- Task requirements
Data follows below. Repeat exactly the lines between the line holding "Output the LaTeX" and the line holding "color=transparent!100, right color=transparent!0]", inclusive, and nothing more; drop pictures.

•••

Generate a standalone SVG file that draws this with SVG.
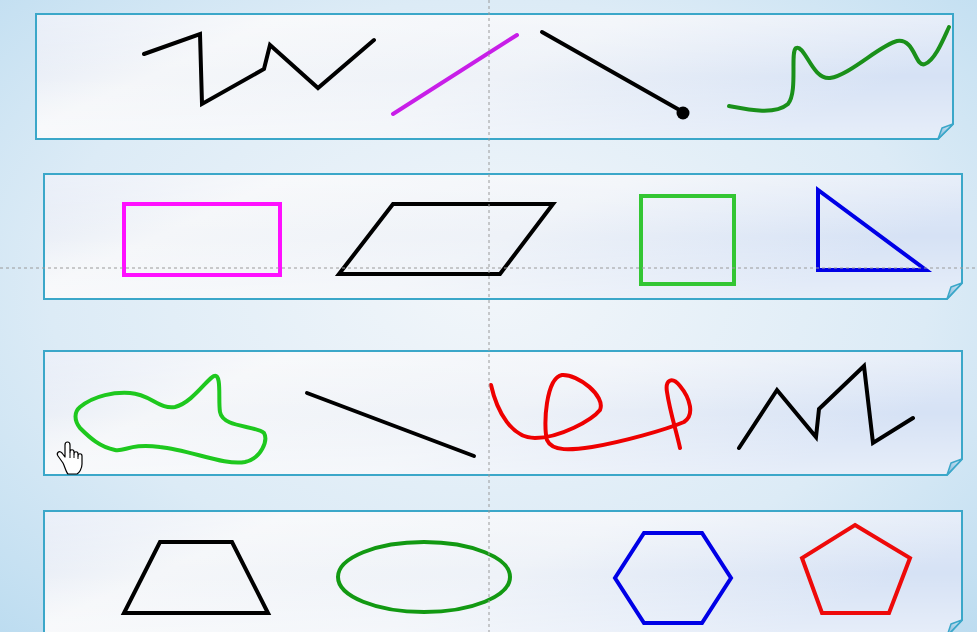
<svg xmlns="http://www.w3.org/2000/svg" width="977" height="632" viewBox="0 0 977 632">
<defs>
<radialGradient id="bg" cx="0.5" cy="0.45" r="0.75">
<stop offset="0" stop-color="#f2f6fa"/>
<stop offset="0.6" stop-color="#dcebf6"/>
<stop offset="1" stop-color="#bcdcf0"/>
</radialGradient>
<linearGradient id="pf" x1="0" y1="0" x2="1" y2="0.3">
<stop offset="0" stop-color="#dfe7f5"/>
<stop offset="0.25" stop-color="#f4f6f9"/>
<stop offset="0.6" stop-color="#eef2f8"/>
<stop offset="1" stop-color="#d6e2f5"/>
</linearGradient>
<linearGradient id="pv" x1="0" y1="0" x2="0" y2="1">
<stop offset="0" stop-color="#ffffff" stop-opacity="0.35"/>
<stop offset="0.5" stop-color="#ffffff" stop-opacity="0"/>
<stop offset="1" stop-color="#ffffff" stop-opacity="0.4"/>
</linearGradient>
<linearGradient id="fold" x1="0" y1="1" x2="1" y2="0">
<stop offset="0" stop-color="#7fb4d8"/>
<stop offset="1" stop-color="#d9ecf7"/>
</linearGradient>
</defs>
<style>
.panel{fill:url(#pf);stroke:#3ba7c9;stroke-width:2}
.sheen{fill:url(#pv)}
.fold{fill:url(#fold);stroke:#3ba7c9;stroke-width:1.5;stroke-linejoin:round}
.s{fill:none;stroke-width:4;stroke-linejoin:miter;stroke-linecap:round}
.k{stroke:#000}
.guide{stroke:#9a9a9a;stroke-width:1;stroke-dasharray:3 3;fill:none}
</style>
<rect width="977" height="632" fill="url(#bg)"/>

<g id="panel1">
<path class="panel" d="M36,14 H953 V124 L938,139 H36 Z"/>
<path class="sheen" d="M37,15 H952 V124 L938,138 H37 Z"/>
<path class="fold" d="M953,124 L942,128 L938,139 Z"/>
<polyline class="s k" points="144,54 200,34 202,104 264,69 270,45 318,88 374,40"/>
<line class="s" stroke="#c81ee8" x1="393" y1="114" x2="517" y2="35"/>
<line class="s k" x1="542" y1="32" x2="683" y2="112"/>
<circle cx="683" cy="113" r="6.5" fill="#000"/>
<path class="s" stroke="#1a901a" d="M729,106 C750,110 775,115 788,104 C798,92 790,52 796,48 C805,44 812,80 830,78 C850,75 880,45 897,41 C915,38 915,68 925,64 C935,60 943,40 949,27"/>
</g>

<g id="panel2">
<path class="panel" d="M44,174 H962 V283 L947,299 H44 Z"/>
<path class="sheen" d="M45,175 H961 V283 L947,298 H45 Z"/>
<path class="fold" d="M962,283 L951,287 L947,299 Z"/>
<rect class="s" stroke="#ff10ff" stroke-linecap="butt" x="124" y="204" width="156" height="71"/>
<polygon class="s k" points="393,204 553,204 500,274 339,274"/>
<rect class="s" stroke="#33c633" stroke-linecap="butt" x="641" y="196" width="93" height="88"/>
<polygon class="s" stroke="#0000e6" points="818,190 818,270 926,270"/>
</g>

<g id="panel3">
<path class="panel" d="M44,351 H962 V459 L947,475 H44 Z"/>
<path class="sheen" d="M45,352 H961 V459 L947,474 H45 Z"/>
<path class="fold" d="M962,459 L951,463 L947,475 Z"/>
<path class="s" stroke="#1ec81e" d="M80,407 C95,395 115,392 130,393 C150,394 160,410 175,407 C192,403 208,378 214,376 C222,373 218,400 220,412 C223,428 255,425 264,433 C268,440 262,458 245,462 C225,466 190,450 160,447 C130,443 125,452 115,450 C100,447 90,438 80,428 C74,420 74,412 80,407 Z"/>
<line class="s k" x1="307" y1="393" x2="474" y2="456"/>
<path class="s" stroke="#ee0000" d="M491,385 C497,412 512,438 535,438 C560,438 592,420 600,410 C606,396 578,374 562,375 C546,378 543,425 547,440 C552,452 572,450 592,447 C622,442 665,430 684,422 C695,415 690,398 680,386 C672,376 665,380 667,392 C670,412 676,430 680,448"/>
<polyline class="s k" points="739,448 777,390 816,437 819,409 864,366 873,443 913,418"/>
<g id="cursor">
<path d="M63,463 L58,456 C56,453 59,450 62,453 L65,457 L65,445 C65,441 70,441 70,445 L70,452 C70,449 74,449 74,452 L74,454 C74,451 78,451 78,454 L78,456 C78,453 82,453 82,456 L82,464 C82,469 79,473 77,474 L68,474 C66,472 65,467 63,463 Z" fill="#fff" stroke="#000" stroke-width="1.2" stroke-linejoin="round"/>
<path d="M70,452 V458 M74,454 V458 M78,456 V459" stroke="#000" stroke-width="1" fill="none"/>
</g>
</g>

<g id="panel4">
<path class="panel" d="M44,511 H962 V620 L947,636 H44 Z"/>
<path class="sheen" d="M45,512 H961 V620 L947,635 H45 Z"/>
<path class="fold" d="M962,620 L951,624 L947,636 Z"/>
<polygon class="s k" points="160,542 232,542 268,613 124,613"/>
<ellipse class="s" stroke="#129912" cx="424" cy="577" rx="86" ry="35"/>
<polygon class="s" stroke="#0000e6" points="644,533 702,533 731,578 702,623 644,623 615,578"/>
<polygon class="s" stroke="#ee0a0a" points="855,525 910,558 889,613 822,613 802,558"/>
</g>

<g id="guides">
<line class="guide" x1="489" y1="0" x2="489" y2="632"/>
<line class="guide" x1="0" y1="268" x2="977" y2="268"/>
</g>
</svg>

•••

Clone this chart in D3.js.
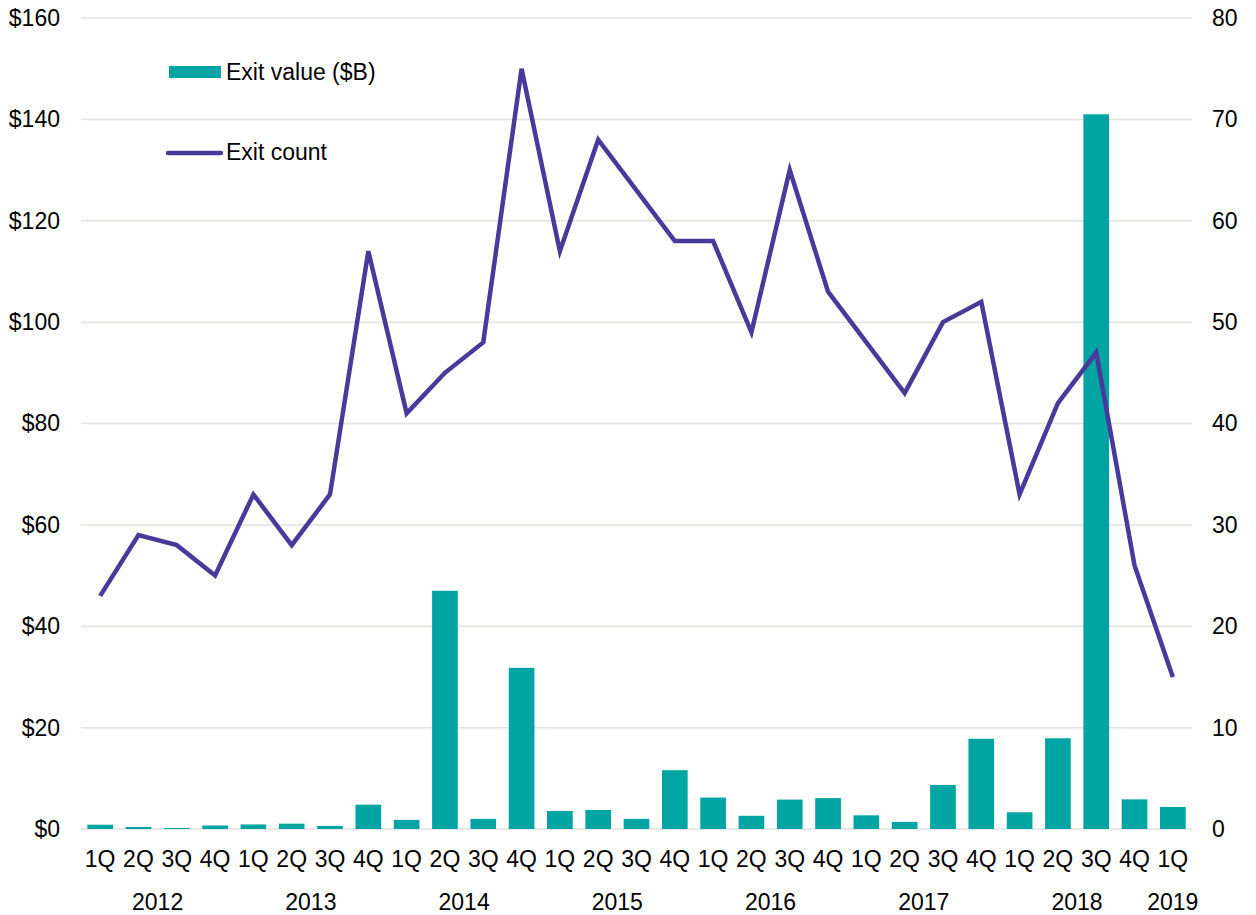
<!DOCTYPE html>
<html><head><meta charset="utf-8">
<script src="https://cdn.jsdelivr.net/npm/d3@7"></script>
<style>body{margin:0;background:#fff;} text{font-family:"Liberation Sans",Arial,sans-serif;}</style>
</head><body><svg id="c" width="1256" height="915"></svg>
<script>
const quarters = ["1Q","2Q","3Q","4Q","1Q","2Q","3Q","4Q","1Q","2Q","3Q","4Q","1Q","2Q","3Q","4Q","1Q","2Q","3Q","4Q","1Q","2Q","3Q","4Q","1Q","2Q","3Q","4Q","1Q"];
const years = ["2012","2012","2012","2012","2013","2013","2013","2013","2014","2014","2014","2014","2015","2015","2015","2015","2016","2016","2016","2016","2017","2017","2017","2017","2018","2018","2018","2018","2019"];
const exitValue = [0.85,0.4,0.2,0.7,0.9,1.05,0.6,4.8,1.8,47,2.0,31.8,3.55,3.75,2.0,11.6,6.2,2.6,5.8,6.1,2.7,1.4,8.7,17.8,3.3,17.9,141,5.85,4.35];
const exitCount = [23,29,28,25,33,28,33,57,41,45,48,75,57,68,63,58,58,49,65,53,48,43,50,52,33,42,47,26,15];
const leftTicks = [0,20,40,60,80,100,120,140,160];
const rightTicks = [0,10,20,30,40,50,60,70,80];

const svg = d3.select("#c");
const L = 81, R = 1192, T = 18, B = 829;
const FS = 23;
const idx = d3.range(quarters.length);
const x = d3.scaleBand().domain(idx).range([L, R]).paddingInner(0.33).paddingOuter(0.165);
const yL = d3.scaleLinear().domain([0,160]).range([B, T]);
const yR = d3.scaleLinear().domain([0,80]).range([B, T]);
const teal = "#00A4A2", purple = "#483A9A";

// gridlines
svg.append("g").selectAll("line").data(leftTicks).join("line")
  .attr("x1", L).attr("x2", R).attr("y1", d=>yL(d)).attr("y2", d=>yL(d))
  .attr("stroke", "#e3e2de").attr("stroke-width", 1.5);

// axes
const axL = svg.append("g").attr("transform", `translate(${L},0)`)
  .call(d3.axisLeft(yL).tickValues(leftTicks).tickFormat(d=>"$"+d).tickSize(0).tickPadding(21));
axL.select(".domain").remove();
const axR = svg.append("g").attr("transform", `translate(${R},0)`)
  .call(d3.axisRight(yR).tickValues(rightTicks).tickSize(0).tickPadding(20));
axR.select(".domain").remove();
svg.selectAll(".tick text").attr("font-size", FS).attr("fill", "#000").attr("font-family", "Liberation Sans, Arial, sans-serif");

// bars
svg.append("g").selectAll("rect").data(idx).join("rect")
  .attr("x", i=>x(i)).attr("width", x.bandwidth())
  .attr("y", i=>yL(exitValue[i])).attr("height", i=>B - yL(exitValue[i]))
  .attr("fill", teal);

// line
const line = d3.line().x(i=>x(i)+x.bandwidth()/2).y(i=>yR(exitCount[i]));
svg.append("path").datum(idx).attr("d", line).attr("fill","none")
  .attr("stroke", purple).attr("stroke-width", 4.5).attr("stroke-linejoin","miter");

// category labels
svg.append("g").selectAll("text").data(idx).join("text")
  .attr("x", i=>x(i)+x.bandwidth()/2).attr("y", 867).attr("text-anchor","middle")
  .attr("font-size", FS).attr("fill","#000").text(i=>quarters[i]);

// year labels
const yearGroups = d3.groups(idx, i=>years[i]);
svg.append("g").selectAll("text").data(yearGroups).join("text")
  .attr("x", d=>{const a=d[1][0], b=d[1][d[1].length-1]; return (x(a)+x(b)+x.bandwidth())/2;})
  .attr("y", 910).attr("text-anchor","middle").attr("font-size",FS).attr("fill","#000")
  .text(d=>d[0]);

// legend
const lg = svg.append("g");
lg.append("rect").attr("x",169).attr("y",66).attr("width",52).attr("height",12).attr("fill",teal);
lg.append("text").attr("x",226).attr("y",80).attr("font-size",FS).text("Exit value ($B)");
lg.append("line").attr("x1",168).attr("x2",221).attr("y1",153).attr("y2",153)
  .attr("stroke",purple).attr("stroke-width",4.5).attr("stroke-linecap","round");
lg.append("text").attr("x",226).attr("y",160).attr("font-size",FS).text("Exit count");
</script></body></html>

•••

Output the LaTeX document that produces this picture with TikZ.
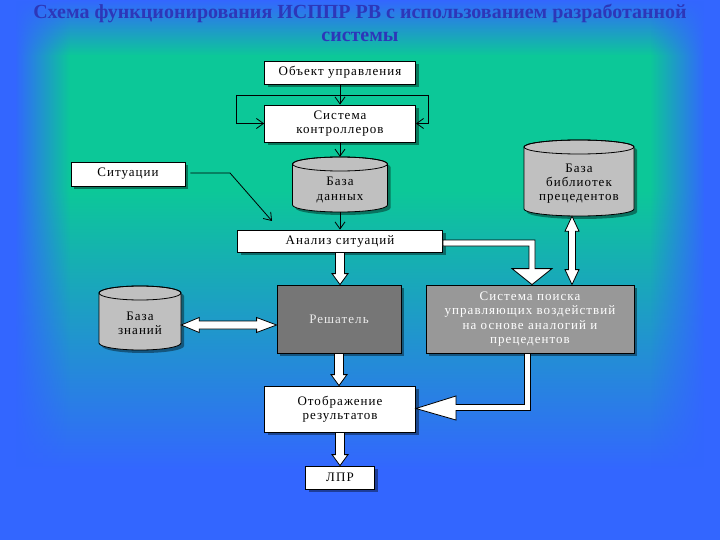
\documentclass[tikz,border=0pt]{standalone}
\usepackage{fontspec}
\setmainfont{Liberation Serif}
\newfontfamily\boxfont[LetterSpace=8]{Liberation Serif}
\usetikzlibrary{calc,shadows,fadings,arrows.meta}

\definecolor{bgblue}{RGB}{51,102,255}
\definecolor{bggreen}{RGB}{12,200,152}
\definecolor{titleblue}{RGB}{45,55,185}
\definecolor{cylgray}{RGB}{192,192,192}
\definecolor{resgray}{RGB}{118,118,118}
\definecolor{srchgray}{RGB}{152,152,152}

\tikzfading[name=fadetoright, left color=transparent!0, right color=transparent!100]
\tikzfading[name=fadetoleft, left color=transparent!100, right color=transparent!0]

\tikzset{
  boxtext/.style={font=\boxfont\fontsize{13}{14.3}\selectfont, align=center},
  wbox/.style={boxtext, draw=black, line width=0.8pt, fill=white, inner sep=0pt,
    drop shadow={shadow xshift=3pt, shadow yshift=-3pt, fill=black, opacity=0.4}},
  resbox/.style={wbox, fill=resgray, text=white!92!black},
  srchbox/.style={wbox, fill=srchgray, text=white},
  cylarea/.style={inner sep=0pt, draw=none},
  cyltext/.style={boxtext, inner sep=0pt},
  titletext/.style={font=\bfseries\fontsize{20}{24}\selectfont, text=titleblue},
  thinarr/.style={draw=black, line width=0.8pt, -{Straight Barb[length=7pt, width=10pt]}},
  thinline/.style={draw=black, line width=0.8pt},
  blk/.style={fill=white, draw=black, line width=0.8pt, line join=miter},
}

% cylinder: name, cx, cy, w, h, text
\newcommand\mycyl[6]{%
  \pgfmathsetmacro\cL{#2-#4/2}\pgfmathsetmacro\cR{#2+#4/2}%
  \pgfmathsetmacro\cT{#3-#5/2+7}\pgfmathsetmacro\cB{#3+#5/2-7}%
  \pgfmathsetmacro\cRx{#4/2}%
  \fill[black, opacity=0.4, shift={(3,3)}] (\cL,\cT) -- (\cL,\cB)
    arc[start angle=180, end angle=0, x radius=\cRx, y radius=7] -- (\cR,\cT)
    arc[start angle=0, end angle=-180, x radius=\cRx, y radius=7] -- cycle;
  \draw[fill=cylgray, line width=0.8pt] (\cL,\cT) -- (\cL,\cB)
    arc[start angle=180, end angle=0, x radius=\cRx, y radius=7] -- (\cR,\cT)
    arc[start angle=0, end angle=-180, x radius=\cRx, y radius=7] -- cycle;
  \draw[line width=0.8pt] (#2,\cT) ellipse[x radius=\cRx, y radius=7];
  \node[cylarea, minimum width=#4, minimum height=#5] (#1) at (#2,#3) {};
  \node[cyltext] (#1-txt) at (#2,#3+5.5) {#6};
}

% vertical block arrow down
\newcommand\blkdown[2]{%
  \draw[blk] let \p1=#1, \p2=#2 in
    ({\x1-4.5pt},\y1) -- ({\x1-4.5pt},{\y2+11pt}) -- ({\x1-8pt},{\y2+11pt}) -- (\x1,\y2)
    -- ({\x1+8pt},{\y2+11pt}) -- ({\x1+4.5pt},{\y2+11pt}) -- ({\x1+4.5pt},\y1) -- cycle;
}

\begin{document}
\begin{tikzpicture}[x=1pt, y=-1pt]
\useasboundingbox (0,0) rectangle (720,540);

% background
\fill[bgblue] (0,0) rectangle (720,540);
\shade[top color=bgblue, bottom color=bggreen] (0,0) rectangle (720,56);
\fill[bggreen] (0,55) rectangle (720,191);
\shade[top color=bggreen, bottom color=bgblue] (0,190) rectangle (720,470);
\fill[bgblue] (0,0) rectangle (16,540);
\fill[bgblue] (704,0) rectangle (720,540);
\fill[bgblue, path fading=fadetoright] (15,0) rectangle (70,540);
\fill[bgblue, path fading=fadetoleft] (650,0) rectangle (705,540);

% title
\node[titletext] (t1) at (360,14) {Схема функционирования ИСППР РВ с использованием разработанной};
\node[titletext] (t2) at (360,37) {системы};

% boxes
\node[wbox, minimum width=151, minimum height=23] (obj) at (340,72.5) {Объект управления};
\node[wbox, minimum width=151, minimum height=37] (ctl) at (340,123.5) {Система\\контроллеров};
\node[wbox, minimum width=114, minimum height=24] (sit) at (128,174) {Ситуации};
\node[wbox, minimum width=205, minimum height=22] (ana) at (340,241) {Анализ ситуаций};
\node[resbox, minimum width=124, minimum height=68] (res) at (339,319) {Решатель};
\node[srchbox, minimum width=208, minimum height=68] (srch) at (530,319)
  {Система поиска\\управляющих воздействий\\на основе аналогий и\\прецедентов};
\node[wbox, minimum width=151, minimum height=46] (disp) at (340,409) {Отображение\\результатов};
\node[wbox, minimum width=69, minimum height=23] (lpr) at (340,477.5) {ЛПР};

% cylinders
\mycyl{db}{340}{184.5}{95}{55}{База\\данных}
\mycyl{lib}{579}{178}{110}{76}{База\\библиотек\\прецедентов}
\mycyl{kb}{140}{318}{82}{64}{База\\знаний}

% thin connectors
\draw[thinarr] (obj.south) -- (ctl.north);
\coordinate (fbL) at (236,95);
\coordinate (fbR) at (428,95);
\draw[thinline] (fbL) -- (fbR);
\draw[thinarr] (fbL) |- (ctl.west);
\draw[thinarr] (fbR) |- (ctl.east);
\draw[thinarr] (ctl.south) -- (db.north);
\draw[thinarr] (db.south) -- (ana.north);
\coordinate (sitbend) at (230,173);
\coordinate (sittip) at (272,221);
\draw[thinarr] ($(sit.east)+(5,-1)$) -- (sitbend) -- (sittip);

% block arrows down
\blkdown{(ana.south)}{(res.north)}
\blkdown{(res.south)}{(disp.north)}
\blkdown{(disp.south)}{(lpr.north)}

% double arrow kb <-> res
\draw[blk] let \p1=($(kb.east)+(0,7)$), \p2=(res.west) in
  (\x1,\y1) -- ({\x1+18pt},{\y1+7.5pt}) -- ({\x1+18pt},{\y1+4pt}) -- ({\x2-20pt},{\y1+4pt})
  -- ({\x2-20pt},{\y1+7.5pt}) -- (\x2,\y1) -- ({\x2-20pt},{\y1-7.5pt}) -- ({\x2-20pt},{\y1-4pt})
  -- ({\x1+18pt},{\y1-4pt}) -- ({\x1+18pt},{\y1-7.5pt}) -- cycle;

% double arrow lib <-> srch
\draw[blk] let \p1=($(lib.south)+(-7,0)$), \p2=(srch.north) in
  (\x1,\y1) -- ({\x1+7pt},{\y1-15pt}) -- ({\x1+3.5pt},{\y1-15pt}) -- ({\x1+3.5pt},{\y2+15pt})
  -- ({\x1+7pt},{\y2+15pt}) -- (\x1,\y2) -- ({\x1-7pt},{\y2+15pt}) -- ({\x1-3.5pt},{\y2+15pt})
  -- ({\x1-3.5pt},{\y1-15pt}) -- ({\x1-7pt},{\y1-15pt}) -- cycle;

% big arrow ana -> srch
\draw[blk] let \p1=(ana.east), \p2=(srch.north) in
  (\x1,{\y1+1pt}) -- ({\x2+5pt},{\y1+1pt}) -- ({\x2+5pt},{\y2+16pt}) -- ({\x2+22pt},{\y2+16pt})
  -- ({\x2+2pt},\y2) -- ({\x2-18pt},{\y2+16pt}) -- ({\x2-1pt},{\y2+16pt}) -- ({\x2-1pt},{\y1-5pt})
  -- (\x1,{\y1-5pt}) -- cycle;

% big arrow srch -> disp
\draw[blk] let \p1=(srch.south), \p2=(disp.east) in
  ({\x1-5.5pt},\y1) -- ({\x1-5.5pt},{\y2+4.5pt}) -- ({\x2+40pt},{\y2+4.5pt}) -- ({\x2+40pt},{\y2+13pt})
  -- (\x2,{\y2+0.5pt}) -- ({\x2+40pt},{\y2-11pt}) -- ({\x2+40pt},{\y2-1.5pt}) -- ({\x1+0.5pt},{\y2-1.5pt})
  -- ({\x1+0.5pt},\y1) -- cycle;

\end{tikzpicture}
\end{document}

•••

- Answer for this exercise
Output the LaTeX document that produces this picture with TikZ.
\documentclass[tikz,border=0pt]{standalone}
\usepackage{fontspec}
\setmainfont{Liberation Serif}
\newfontfamily\boxfont[LetterSpace=8]{Liberation Serif}
\usetikzlibrary{calc,shadows,fadings,arrows.meta}

\definecolor{bgblue}{RGB}{51,102,255}
\definecolor{bggreen}{RGB}{12,200,152}
\definecolor{titleblue}{RGB}{45,55,185}
\definecolor{cylgray}{RGB}{192,192,192}
\definecolor{resgray}{RGB}{118,118,118}
\definecolor{srchgray}{RGB}{152,152,152}

\tikzfading[name=fadetoright, left color=transparent!0, right color=transparent!100]
\tikzfading[name=fadetoleft, left color=transparent!100, right color=transparent!0]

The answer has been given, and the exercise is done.